1 (edited by dpenava 2010-04-14 12:00:39)

Topic: Composite steel-concrete sturctures in 3D and 2D

I'm looking for informations about possibilites for modelling of composite structures in 2D and 3D. Is there a possibility to model a composite structure assembled from steel I carrier and concrete plate above mutualy connected with shear connectors? Additionaly, is it possible to use shell elements to model a steel member, solid element to model concrete and line element to model the shear connector? Is there in general possibility to analyze frame structure assembled from line elements to obtain internal force diagrams?

Thank you!

Re: Composite steel-concrete sturctures in 3D and 2D

Yes, for such a structure in ATENA this modeling sounds reasonable - shells for the steel profile, solids for the concrete.
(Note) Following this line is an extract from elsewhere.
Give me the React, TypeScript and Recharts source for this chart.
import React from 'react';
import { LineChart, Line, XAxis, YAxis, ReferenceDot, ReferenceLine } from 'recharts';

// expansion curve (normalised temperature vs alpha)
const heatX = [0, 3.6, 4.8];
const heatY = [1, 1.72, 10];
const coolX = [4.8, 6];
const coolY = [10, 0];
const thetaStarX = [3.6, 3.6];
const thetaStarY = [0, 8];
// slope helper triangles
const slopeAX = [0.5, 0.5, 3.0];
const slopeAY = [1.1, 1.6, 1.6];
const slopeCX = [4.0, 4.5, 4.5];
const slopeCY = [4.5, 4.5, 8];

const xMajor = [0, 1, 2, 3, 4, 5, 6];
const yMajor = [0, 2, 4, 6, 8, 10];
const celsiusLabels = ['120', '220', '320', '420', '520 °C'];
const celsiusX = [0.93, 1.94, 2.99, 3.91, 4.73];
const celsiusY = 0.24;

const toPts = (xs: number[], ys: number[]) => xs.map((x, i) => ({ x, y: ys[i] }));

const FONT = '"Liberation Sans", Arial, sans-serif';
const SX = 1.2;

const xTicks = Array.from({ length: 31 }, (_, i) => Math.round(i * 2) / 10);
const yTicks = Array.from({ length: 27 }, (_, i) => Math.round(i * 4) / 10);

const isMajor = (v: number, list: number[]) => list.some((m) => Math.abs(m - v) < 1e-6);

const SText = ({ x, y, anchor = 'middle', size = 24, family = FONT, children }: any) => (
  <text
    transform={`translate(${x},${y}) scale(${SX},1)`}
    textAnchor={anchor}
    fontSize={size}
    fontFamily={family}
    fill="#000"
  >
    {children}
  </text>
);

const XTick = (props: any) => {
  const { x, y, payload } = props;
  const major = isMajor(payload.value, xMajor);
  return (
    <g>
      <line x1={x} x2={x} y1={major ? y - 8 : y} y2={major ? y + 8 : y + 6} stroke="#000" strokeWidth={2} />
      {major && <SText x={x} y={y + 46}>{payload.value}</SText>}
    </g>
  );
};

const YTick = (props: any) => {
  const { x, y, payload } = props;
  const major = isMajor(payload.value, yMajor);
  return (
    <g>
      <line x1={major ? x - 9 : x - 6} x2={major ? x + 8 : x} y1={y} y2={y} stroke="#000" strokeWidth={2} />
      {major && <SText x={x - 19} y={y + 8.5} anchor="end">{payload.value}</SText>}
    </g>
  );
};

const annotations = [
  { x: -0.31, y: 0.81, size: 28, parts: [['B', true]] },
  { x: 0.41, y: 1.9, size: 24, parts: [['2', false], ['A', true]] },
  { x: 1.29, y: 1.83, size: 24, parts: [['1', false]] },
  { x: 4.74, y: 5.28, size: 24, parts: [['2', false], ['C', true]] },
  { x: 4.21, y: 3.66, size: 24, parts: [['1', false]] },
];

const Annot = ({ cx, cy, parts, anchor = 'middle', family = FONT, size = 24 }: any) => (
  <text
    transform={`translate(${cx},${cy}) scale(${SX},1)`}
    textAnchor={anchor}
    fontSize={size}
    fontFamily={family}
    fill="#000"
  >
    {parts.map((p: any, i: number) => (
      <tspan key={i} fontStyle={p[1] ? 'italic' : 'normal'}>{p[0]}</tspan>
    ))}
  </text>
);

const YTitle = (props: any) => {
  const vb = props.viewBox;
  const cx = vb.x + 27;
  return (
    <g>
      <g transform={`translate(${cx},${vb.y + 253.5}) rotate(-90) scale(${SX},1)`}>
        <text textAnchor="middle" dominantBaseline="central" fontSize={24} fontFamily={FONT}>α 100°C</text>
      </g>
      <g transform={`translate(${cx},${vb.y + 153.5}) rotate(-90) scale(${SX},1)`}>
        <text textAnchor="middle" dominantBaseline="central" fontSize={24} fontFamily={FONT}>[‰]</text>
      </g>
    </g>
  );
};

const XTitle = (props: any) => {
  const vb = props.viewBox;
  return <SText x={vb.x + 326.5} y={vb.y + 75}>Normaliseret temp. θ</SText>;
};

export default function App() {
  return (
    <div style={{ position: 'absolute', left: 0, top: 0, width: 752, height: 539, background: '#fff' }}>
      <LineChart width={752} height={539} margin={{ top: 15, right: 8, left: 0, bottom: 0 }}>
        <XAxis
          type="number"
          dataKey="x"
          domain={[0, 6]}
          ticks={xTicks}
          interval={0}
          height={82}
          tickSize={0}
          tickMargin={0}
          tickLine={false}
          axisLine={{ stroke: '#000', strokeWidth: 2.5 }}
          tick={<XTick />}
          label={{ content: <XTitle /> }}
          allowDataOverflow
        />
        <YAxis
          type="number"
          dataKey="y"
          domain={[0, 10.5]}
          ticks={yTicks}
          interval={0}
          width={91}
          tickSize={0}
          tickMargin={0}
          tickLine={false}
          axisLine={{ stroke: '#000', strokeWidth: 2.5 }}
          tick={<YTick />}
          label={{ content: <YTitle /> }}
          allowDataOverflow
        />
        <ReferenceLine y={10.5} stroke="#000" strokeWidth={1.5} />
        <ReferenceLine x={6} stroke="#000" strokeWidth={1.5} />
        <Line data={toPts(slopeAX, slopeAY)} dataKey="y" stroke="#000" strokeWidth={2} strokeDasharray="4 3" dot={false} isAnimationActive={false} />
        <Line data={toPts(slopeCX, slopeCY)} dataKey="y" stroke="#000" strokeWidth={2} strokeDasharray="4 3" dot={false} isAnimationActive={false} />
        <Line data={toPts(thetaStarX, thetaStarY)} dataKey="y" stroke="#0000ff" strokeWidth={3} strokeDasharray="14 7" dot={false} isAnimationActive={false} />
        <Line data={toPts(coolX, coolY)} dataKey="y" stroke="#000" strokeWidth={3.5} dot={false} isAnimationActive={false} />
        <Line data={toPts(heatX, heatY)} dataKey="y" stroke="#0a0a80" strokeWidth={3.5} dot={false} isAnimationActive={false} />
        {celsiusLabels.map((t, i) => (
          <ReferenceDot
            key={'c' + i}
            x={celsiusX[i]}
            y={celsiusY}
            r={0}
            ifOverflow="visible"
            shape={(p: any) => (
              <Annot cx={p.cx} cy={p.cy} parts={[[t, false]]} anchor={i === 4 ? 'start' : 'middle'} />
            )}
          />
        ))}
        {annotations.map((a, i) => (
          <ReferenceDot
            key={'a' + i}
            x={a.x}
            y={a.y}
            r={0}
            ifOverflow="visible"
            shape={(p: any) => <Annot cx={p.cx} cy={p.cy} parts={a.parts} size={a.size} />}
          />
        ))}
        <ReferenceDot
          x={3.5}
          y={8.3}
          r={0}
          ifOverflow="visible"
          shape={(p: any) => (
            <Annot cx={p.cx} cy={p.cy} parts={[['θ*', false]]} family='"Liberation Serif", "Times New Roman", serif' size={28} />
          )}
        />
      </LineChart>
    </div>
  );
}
Unfortunately, the normal embedded reinforcement elements are only uniaxial with no shear or bending resistance, which means you need to model them in 3D and then assign
a) shell elements (if bending/shear of the connectors is only significant in 1 direction; available in both  3D Engineering and Science), or
b) beam elements (by now only available from ATENA Sci/GiD - see section 5.3.2 Beam Material in the ATENA-GiD User's Manual).
Of course, you can always model them using volume elements, too.
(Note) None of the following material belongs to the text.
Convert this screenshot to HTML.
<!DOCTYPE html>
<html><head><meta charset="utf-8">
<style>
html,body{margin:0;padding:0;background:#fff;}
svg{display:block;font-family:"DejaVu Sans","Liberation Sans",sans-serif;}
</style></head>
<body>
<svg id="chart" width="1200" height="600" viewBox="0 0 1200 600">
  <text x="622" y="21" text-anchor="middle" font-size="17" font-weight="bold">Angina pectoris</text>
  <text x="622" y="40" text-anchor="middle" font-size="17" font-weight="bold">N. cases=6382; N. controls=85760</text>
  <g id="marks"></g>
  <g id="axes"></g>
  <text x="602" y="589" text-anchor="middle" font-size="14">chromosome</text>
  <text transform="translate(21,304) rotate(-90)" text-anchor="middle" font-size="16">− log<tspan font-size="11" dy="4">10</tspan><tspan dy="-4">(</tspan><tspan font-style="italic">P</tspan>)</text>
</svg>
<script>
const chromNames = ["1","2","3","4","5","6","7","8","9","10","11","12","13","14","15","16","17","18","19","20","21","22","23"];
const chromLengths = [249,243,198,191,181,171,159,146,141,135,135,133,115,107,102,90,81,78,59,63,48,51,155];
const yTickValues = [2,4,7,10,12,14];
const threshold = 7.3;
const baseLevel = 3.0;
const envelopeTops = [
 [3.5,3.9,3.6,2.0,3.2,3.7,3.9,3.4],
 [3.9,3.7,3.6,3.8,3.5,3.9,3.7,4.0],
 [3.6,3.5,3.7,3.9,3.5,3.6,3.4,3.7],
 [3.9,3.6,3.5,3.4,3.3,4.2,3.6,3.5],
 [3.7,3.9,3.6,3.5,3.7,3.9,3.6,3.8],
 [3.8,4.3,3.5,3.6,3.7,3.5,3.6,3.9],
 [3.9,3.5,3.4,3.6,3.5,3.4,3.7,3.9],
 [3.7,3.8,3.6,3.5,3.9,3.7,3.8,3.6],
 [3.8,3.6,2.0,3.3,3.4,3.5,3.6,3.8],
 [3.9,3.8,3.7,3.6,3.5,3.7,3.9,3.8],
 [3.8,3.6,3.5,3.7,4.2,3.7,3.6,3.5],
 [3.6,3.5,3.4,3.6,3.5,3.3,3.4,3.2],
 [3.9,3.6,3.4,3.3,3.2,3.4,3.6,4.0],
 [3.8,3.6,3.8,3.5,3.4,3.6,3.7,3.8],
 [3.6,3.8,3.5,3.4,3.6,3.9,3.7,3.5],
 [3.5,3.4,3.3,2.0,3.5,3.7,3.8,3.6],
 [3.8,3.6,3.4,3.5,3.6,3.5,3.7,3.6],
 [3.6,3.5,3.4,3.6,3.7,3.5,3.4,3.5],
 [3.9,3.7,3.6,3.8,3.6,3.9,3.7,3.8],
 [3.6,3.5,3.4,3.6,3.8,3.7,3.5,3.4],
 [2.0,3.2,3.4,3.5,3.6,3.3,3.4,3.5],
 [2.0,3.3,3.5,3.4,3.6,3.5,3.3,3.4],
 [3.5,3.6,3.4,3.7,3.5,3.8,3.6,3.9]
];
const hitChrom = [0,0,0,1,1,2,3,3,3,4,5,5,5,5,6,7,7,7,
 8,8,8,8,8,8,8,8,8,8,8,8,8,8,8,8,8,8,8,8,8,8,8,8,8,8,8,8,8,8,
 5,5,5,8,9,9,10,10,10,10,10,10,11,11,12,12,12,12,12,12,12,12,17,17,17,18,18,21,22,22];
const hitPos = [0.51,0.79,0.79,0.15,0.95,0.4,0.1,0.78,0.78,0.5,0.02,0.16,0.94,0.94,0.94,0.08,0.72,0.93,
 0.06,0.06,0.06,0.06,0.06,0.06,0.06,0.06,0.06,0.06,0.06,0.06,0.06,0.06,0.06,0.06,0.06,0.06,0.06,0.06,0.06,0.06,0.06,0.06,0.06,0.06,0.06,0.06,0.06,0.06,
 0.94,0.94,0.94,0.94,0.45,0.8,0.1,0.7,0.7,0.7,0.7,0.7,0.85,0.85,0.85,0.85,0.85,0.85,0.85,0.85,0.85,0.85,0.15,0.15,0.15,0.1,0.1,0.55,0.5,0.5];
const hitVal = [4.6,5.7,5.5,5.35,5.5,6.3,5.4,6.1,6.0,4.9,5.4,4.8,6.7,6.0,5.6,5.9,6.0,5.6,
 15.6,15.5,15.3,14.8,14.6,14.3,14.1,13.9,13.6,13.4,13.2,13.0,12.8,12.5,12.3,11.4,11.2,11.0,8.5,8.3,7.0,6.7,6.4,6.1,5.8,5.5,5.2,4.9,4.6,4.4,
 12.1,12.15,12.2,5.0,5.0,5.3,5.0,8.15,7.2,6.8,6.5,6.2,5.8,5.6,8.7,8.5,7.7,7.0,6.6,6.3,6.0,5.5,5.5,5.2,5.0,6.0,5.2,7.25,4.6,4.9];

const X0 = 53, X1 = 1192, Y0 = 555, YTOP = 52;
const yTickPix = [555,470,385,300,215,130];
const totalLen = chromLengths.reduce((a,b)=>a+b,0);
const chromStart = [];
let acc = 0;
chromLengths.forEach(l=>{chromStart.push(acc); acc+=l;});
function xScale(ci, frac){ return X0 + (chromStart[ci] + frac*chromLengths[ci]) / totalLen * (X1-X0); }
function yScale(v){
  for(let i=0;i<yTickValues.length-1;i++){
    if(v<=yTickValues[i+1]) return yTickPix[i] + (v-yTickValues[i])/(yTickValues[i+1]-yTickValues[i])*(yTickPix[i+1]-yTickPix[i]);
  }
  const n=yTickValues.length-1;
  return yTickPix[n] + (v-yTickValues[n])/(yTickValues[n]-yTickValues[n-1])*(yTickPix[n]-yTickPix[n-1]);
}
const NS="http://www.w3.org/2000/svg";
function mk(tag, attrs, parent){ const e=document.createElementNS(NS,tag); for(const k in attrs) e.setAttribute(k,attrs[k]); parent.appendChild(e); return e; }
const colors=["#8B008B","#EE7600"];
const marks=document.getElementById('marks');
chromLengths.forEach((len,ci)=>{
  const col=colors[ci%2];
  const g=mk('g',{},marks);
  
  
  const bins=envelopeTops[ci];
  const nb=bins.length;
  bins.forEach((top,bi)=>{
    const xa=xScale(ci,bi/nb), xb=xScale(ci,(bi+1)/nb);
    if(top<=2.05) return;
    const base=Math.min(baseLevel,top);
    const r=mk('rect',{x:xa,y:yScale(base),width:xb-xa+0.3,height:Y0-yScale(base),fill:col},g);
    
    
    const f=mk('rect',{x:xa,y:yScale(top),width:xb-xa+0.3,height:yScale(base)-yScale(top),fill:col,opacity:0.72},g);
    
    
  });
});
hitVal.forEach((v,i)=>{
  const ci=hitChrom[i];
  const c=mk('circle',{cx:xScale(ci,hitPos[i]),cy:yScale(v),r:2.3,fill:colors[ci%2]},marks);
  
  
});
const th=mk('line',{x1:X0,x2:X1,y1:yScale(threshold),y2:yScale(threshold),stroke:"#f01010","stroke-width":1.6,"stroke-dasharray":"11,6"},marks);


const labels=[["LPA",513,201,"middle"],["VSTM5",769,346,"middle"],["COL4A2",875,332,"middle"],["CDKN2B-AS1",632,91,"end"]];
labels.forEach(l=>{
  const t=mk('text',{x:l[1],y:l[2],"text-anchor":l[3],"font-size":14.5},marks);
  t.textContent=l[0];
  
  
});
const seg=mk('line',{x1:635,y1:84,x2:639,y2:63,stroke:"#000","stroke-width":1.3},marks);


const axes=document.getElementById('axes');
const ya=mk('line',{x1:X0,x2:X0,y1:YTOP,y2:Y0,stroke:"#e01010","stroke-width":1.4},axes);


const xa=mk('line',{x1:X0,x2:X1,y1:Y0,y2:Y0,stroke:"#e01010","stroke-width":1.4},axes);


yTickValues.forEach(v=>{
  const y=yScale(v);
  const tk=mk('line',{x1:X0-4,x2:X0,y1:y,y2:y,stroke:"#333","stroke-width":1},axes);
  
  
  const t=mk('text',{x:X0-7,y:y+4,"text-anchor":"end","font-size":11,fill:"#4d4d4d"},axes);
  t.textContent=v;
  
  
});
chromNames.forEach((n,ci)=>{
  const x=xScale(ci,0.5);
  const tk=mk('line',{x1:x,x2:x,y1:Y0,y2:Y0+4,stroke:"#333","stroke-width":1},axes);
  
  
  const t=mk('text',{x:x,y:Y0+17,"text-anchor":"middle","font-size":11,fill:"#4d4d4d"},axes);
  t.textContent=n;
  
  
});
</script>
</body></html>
Please understand that ATENA is above all targeted for analyzing real behaviour of concrete structures/members, if you need linear design there are definitely better tools available... of course modeling a large frame structure using volume elements is usually not feasible (large models, long calculation times). You could build a truss structure using the 1-D elements for reinforcement bars in ATENA, but no frame - in that case, you need to use ATENA-GiD and the beam elements. Unlike typical design packages, the beam elements divide the cross section into cells (kind of threads in the beam length direction), and are assigned to volumes. This means more work for preparing the geometry compared to line frame models, but on the other hand, this approach makes it easy to combine with volume or shell elements and refine the mesh where needed.